Monday, 18 July 2016

Pasta with Three Tomato Sauce and Grilled Chicken

One of the things I love most about pasta is the variety of vegetables, meats, cheeses and sauces that can be served with it. The combinations are endless, limited only by your imagination and available food items. This also makes pasta a blank canvas for using things up...

This meal was about tomatoes...I had a handful of grape tomatoes, some sundried tomatoes and some Basic Tomato Sauce in the fridge, all needing to be used. The soft goat cheese added a tang and creaminess to the sauce; grilled chicken breast and asparagus rounded out the meal.

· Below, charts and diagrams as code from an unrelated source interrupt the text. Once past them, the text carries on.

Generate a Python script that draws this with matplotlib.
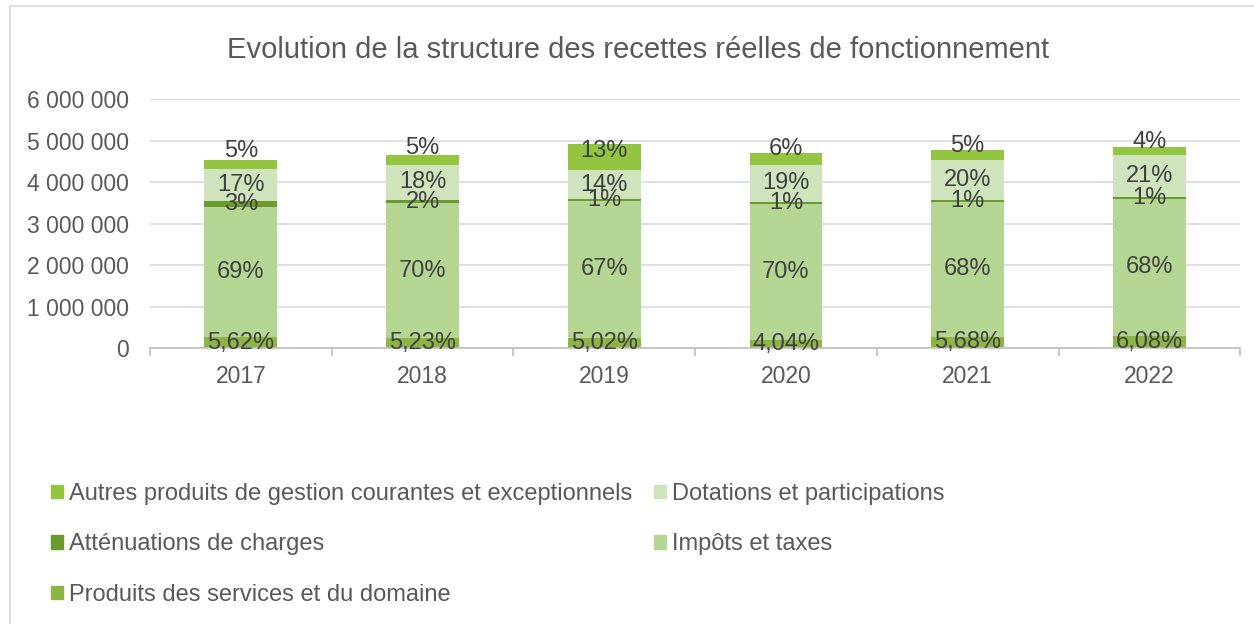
import numpy as np
import matplotlib.pyplot as plt
from matplotlib.patches import Patch, Rectangle

plt.rcParams["font.family"] = ["Liberation Sans", "DejaVu Sans"]

years = ["2017", "2018", "2019", "2020", "2021", "2022"]
totals = [4550000, 4630000, 4920000, 4700000, 4780000, 4850000]

# share of each category in the yearly total (%), as printed on the bars
pct_produits = [5.62, 5.23, 5.02, 4.04, 5.68, 6.08]
pct_impots = [69, 70, 67, 70, 68, 68]
pct_attenuations = [3, 2, 1, 1, 1, 1]
pct_dotations = [17, 18, 14, 19, 20, 21]
pct_autres = [5, 5, 13, 6, 5, 4]

series = [
    ("Produits des services et du domaine", pct_produits, "#8cb543", True),
    ("Impôts et taxes", pct_impots, "#b5d692", False),
    ("Atténuations de charges", pct_attenuations, "#6b9a2f", False),
    ("Dotations et participations", pct_dotations, "#cfe3bc", False),
    ("Autres produits de gestion courantes et exceptionnels", pct_autres, "#93c540", False),
]

text_col = "#404040"
axis_col = "#595959"

fig = plt.figure(figsize=(12.54, 6.24), dpi=100)
ax = fig.add_axes([0.1196, 0.4423, 0.8694, 0.399])

x = np.arange(len(years))
bottom = np.zeros(len(years))
prev_label_y = None
for k, (name, pct, color, decimals) in enumerate(series):
    vals = np.array(totals) * np.array(pct) / 100.0
    ax.bar(x, vals, width=0.4, bottom=bottom, color=color, label=name, zorder=2)
    label_y = bottom + vals / 2
    if k == len(series) - 1:
        # top label is pushed up so it does not sit on the one below
        label_y = np.maximum(label_y, prev_label_y + 820000)
    for xi, ly, p in zip(x, label_y, pct):
        if decimals:
            lab = f"{p:.2f}%".replace(".", ",")
        else:
            lab = f"{p:.0f}%"
        ax.text(xi, ly, lab, ha="center", va="center",
                fontsize=17, color=text_col, zorder=3)
    bottom += vals
    prev_label_y = label_y

ax.set_xlim(-0.5, len(years) - 0.5)
ax.set_ylim(0, 6000000)
ax.set_yticks(np.arange(0, 6000001, 1000000))
ax.set_yticklabels([f"{int(v):,}".replace(",", " ") for v in ax.get_yticks()])
ax.yaxis.grid(True, color="#d9d9d9", linewidth=1.2, zorder=0)
ax.set_axisbelow(True)

for s in ["top", "right", "left"]:
    ax.spines[s].set_visible(False)
ax.spines["bottom"].set_color("#bfbfbf")
ax.spines["bottom"].set_linewidth(1.2)

ax.set_xticks(x)
ax.set_xticklabels(years)
ax.set_xticks(np.arange(-0.5, len(years), 1.0), minor=True)
ax.tick_params(axis="x", which="major", length=0, pad=12, labelsize=16.5, labelcolor=axis_col)
ax.tick_params(axis="x", which="minor", length=6, color="#bfbfbf", width=1.2)
ax.tick_params(axis="y", length=0, pad=15, labelsize=16.5, labelcolor=axis_col)

fig.text(0.509, 0.92, "Evolution de la structure des recettes réelles de fonctionnement",
         ha="center", va="center", fontsize=21, color=axis_col)

handles = [Patch(color=c, label=n) for n, _, c, _ in series]
order = [4, 2, 0, 3, 1]
leg = fig.legend([handles[i] for i in order], [series[i][0] for i in order],
                 ncol=2, loc="upper left", bbox_to_anchor=(0.033, 0.241),
                 frameon=False, fontsize=17, handlelength=0.5, handleheight=0.5,
                 handletextpad=0.25, labelspacing=1.2, columnspacing=0.95,
                 borderaxespad=0)
for t in leg.get_texts():
    t.set_color(axis_col)

fig.patches.append(Rectangle((0.008, -0.01), 1.5, 1.0, transform=fig.transFigure,
                             fill=False, edgecolor="#d9d9d9", linewidth=1.2))

fig.savefig("out.png", dpi=100)
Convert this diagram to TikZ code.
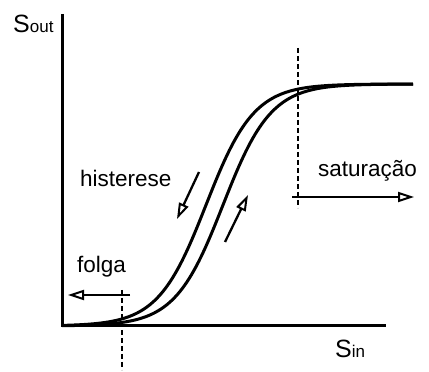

Make a marinade for the chicken by combining:

4 tablespoons sundried tomato oil
2 cloves of garlic, thinly sliced
1 tablespoon chopped fresh basil
pinch of chili flakes
1/4 teaspoon salt
1/4 teaspoon ground black pepper


2 boneless, skinless chicken breasts
8 chicken tenders

Turn to coat all sides and leave for 30 minutes.

Bring a large pot of salted water to a boil, and cook your pasta while you make the sauce.  Turn the grill on to heat.

In a bit of olive oil, cook until soft:

1/2 medium onion, thinly sliced
salt and pepper


1/2 cup sundried tomatoes in oil, drained and chopped

Stir in:

3 cups Basic Tomato Sauce

Simmer, stirring occasionally until ready to serve.

Grill the chicken on the hot grill until fully cooked. No need to oil the grill, the marinade will do that for you!

Remove from the heat, rest for 5 minutes and then slice thinly.

When the chicken is half done, toss the grape tomatoes in olive oil, salt and pepper and add to the grill.

Cook until they start to char and the skin starts to crack. This only takes a few minutes. Remove from the heat.

At the same time as the tomatoes, lightly oil and season the asparagus and put that onto the grill until it is slightly charred and as tender as you like it.

Remove from the heat.

Drain the pasta and add the tomato sauce, stirring to coat the pasta.

To serve, portion the pasta into a shallow bowl, top with the grilled grape tomatoes and sliced grilled chicken. Crumble soft goats cheese on top and serve the asparagus on the side. Buon appetito!

  • Roasted grape or cherry tomatoes, chopped canned tomatoes or peeled, seeded and chopped fresh tomatoes can be used for either the grilled grape tomatoes or sundried tomatoes.
  • If you don't have, or like, goat cheese you can add about half a cup of whipping cream to the sauce while it is simmering to achieve the creaminess the cheese adds when it melts into the hot tomato sauce.
  • The pasta and sauce can be put into an ovenproof dish, covered with grated mozzarella and baked. The chicken can be added before baking, or served on top as I did.
  • Any meat can be used; this would be a great way to use leftover roast chicken, beef or meatballs.
  • More vegetables such as chopped spinach, mushrooms, zucchini or olives can be added.